Synopsis
Other Places - Victoria Station & Family Voices & One For The Road & A Kind Of Alaska
Published by Dramatists Play Service
3 Male 3 Female
The driver, who says he has fallen in love with the passenger who is asleep (or perhaps dead) on his back seat, doesn't seem to know his own location, much less that of Victoria Station (2 men)
The second part of the program offers a choice: either Family Voices (which was used in the London production) or One For The Road (which was presented in New York)
Family Voices is a series of parallel monologues between a mother and son in the form of letters probably written but never mailed, in which the facade of a happy family gradually disintegrates into a cauldron of recrimination (2 men, 1 woman)
One For The Road, a powerful statement about the abuse of human rights by totalitarian governments, finds an unctuous and "civilized" interrogator humiliating the doomed members of a family who have become enemies of the state (2 men, 1 woman, 1 boy)
The final play, A Kind Of Alaska, is a masterly study of a middle-aged woman waking up from a coma induced by sleeping sickness after thirty years have passed. In her mind she is still 16, and her attempts to fathom the changed world into which she reemerges is not only poignant and emotionally charged but, in the end, devastatingly brilliant theatre as well (1 man, 2 women)
NOTE: If produced separately, A Kind Of Alaska may be presented only with another play written by Harold Pinter or with a companion piece approved by Mr Pinter.

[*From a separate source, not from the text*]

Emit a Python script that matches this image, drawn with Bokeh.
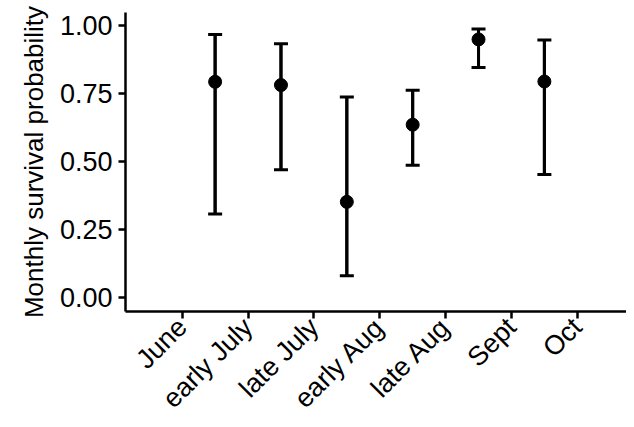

In the latter instance all requests must be approved in writing by the Play Service
Successfully produced in both London and New York, this brilliant triple bill finds the author at the top of his powers
" the writing does indeed have the same spare eloquence and that depth - charge laconic quality we associate with Pinter" ~ NY Post
"He was never less obscure than here, or more profoundly eloquent about the fragile joy of being alive" ~ London Daily Telegraph
" an extraordinary evening that shows Pinter's gift for pinning down the dream-like oddity of all waking existence" ~ The Guardian
" little gems of human isolation" ~ The Standard (London)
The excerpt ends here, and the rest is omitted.